Anthony Watson believes the British & Irish Lions must add a killer instinct if they are to topple New Zealand.
The Lions throttled the Maori All Blacks in an imperious 32-10 victory in Rotorua on Saturday, but still left a host of fine line breaks unconverted.
Warren Gatland’s men strangled their hosts into submission, but England wing Watson conceded they must sharpen up behind the scrum.
The Lions will face back-to-back world champions New Zealand in the first Test at Eden Park next Saturday, with Bath flyer Watson calling on the tourists to add a lethal finishing streak.
“We need to finish off our line breaks and score tries from those,” said Watson.
“We have got to be better at finishing and not let it get to the case where moves break down and we receive penalties.
“That said, I think things are moving in the right direction. If you look from the first game of the tour to now, you can see there has been a drastic difference to how we play.
“That is credit to the coaches and the players for all buying into the ethos. Everyone is working hard to get everything in order. It has been great but there is much more to come.”

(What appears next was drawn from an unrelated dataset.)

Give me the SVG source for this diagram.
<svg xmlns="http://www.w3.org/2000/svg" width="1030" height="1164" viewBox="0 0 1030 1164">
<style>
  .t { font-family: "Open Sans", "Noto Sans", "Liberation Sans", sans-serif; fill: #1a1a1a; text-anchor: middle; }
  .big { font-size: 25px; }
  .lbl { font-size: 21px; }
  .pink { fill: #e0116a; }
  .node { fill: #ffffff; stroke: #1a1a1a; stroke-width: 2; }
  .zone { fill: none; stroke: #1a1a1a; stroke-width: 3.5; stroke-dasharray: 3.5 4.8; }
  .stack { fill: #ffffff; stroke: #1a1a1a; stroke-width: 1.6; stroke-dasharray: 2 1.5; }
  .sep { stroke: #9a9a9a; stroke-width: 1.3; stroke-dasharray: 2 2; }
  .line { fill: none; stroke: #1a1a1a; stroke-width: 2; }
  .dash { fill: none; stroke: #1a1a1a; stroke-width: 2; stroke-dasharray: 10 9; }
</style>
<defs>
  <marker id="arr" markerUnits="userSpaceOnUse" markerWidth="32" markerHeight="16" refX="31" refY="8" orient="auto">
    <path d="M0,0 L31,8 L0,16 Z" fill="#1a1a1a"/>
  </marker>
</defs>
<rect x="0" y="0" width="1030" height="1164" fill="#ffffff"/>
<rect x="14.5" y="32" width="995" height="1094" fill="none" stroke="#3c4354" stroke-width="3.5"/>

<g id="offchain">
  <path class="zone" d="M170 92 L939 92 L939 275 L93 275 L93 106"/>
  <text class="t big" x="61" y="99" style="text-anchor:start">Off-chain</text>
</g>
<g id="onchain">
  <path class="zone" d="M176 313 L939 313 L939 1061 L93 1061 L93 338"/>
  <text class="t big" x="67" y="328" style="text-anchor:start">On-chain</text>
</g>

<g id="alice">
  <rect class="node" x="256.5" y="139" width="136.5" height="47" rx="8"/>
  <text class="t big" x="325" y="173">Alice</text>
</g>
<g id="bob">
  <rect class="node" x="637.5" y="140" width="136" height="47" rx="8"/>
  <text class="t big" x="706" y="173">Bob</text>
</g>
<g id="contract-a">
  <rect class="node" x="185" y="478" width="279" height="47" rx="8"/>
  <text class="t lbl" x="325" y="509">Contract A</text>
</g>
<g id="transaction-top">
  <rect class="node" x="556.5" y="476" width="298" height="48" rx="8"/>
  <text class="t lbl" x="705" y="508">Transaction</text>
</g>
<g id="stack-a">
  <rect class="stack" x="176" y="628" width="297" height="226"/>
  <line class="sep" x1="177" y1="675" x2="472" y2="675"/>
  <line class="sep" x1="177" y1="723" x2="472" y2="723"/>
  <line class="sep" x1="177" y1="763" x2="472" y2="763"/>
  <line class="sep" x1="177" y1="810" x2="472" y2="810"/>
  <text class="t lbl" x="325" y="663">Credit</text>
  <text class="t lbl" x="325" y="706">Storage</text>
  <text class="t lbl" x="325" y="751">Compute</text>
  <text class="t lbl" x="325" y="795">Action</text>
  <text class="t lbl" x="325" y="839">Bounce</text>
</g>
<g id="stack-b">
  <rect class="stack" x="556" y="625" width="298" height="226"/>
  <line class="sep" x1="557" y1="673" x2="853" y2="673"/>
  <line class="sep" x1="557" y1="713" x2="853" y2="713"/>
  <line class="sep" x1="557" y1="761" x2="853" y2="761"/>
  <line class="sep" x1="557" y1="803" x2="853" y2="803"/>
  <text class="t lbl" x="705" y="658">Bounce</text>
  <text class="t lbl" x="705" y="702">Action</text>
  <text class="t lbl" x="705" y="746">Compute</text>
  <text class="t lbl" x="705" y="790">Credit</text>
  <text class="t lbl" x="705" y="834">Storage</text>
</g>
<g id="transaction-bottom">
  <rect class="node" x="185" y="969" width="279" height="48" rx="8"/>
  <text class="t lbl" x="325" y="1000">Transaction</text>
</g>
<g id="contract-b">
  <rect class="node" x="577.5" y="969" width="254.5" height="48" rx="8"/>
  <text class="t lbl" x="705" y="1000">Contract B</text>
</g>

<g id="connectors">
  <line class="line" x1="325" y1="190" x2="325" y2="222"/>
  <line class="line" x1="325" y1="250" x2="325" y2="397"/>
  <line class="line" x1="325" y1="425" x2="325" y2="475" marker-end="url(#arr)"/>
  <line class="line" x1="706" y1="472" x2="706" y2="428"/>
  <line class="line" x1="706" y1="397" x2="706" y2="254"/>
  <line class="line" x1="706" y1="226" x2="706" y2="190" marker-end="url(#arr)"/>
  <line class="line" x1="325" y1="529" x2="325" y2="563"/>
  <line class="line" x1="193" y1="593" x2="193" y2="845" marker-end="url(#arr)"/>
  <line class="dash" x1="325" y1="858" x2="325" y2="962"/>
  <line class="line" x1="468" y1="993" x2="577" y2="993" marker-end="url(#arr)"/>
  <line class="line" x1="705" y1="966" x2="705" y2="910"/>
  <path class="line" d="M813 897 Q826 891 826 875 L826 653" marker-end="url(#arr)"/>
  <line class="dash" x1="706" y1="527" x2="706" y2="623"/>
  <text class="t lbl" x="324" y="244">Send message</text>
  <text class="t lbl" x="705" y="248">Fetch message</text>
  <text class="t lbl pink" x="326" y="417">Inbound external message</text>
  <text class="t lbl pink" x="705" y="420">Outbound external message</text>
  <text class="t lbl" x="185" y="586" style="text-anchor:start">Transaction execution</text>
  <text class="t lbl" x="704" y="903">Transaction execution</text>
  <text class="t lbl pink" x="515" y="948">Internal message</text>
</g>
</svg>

England’s master playmaker Owen Farrell could yet shake off a quadriceps strain in time to start the first All Blacks Test.
Head coach Warren Gatland revealed the Lions only held Farrell back from action against the Maori as a precaution, and Watson hopes the steely focused Saracen could now hand the tourists a huge Test boost.

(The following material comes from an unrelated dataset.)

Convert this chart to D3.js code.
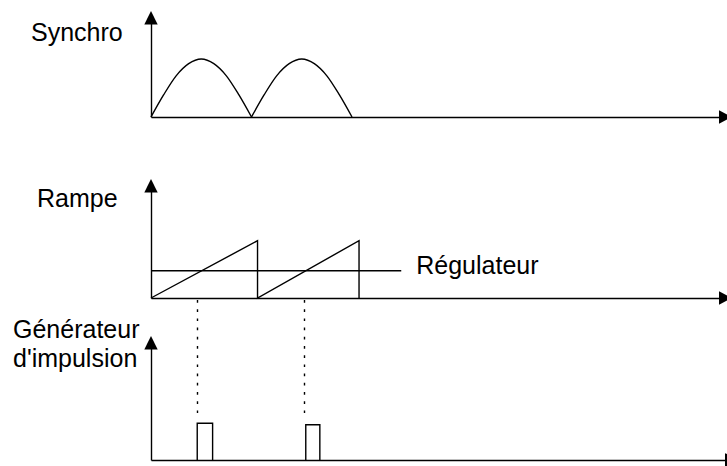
<!DOCTYPE html>
<html>
<head>
<meta charset="utf-8">
<script src="https://cdn.jsdelivr.net/npm/d3@7"></script>
<style>
  html, body { margin: 0; padding: 0; background: #fff; }
  svg { display: block; }
  text { font-family: "Liberation Sans", Arial, Helvetica, sans-serif; fill: #000; }
</style>
</head>
<body>
<svg id="chart" width="727" height="466"></svg>
<script>
// ---------------- DATA (time in ms, normalised amplitudes) ----------------
const panelLabels = ["Synchro", "Rampe", ["Générateur", "d'impulsion"]];
const regulatorLabel = "Régulateur";

// Synchro: two rectified half-waves (time, value)
const synchroArch1T = [0, 1.25, 2.5, 3.75, 5, 6.25, 7.5, 8.75, 10];
const synchroArch1V = [0, 0.38, 0.71, 0.92, 1, 0.92, 0.71, 0.38, 0];
const synchroArch2T = [10, 11.25, 12.5, 13.75, 15, 16.25, 17.5, 18.75, 20];
const synchroArch2V = [0, 0.38, 0.71, 0.92, 1, 0.92, 0.71, 0.38, 0];

// Rampe: sawtooth (time, value)
const rampeT = [0, 10.6, 10.6, 20.7, 20.7];
const rampeV = [0, 1, 0, 1, 0];

// Régulateur level and its extent
const regulatorLevel = 0.476;
const regulatorEndT = 24.9;

// Trigger instants (dotted lines) and impulse pulses
const triggerT = [4.6, 15.25];
const pulseStartT = [4.6, 15.4];
const pulseEndT = [6.13, 16.8];
const pulseHeight = [1, 0.96];

// ---------------- LAYOUT ----------------
const svg = d3.select("#chart");
const x0 = 151;
const x = d3.scaleLinear().domain([0, 20]).range([x0, 352]);
const axisEndPx = 719;      // where arrow bases sit
const ySync = d3.scaleLinear().domain([0, 1]).range([117, 59]);
const yRamp = d3.scaleLinear().domain([0, 1]).range([298, 240.7]);
const yPulse = d3.scaleLinear().domain([0, 1]).range([460, 423.3]);

const ink = "#000";
const lw = 1.4;

function arrowUp(g, cx, tipY) {
  g.append("path")
    .attr("d", `M${cx},${tipY} L${cx - 6.7},${tipY + 13.5} L${cx + 6.7},${tipY + 13.5} Z`)
    .attr("fill", ink);
}
function arrowRight(g, baseX, cy, tipX) {
  g.append("path")
    .attr("d", `M${tipX},${cy} L${baseX},${cy - 6.8} L${baseX},${cy + 6.8} Z`)
    .attr("fill", ink);
}

function drawAxes(yScale, topY, arrowBase, arrowTip) {
  const g = svg.append("g");
  // horizontal axis via d3.axisBottom without ticks
  const xAxisScale = d3.scaleLinear().domain([0, x.invert(arrowBase + 1)]).range([x0, arrowBase + 1]);
  const ax = g.append("g").attr("transform", `translate(0,${yScale(0)})`)
    .call(d3.axisBottom(xAxisScale).tickValues([]).tickSizeOuter(0));
  ax.select(".domain").attr("stroke", ink).attr("stroke-width", lw);
  arrowRight(g, arrowBase, yScale(0), arrowTip);
  // vertical axis
  const yAxisScale = d3.scaleLinear().domain([0, yScale.invert(topY + 12)]).range([yScale(0), topY + 12]);
  const ay = g.append("g").attr("transform", `translate(${x0},0)`)
    .call(d3.axisLeft(yAxisScale).tickValues([]).tickSizeOuter(0));
  ay.select(".domain").attr("stroke", ink).attr("stroke-width", lw);
  arrowUp(g, x0, topY);
  return g;
}

// ---------------- SYNCHRO ----------------
drawAxes(ySync, 11, axisEndPx, 732);
const syncLine = d3.line().x(d => x(d[0])).y(d => ySync(d[1])).curve(d3.curveMonotoneX);
[[synchroArch1T, synchroArch1V], [synchroArch2T, synchroArch2V]].forEach(([T, V]) => {
  svg.append("path")
    .attr("d", syncLine(T.map((t, i) => [t, V[i]])))
    .attr("fill", "none").attr("stroke", ink).attr("stroke-width", lw);
});

// ---------------- RAMPE ----------------
drawAxes(yRamp, 179, axisEndPx, 732);
const rampLine = d3.line().x(d => x(d[0])).y(d => yRamp(d[1]));
svg.append("path")
  .attr("d", rampLine(rampeT.map((t, i) => [t, rampeV[i]])))
  .attr("fill", "none").attr("stroke", ink).attr("stroke-width", lw).attr("stroke-linejoin", "miter");
svg.append("line")
  .attr("x1", x(0)).attr("x2", x(regulatorEndT))
  .attr("y1", yRamp(regulatorLevel)).attr("y2", yRamp(regulatorLevel))
  .attr("stroke", ink).attr("stroke-width", lw);
svg.append("text")
  .attr("x", x(regulatorEndT) + 15).attr("y", yRamp(regulatorLevel) + 3.6)
  .attr("font-size", 25).text(regulatorLabel);

// ---------------- GENERATEUR D'IMPULSION ----------------
drawAxes(yPulse, 336, 725, 740);
triggerT.forEach(t => {
  const xx = Math.round(x(t)) + 0.5;
  svg.append("line")
    .attr("x1", xx).attr("x2", xx)
    .attr("y1", yRamp(0) + 2).attr("y2", yPulse(1.23))
    .attr("stroke", ink).attr("stroke-width", 1.4)
    .attr("stroke-dasharray", "2.7,6.5");
});
const pulseLine = d3.line().x(d => x(d[0])).y(d => yPulse(d[1]));
pulseStartT.forEach((s, i) => {
  const e = pulseEndT[i], h = pulseHeight[i];
  svg.append("path")
    .attr("d", pulseLine([[s, 0], [s, h], [e, h], [e, 0]]))
    .attr("fill", "none").attr("stroke", ink).attr("stroke-width", lw);
});

// ---------------- LABELS ----------------
svg.append("text").attr("x", 31).attr("y", 41).attr("font-size", 25).text(panelLabels[0]);
svg.append("text").attr("x", 37).attr("y", 207).attr("font-size", 25).text(panelLabels[1]);
svg.append("text").attr("x", 13).attr("y", 338).attr("font-size", 25).text(panelLabels[2][0]);
svg.append("text").attr("x", 13).attr("y", 367).attr("font-size", 25).text(panelLabels[2][1]);
</script>
</body>
</html>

Farrell’s possible return to fitness would bolster Gatland’s midfield options to face the All Blacks. The England man could pair up with Johnny Sexton or slot in alongside battering-ram centre Ben Te’o.
Wales star Jonathan Davies pulled off several eye-catching line breaks against the Maori, leaving Watson admitting the Lions now boast a promising mixture of backline options. “Having Owen Farrell fit and healthy would be a massive boost for the squad as well but we will have to wait and see,” said Watson.
“Johnny Sexton and Dan Biggar both played very well again out there against the Maori and competition for places is high.
“The way Ben Te’o is busting the line out there, maybe I will try and run off him more and exploit those line breaks.
“But either way, whoever they select it would be great to be outside them.”
While Watson was never able to cut fully loose in Rotorua, he admitted he will happily chase Conor Murray’s peerless box kicks all tour long.
“I have got to try and impact the game wherever possible and if that is chasing kicks then I am definitely happy to do that,” said Watson.
“From a winger’s point of view, what you want is your nine to put the kicks on the money so you can challenge for the ball or make a decent hit. And it’s an absolute joy to chase Conor’s box kicks.
“The forwards were outstanding: the maul was just going on and on and on and I was just chilling on the wing! For us backs to have that platform to play off is unbelievable.
“The mood is good right now but at the same time the All Blacks will be a huge step up, so we have to be ready for them.”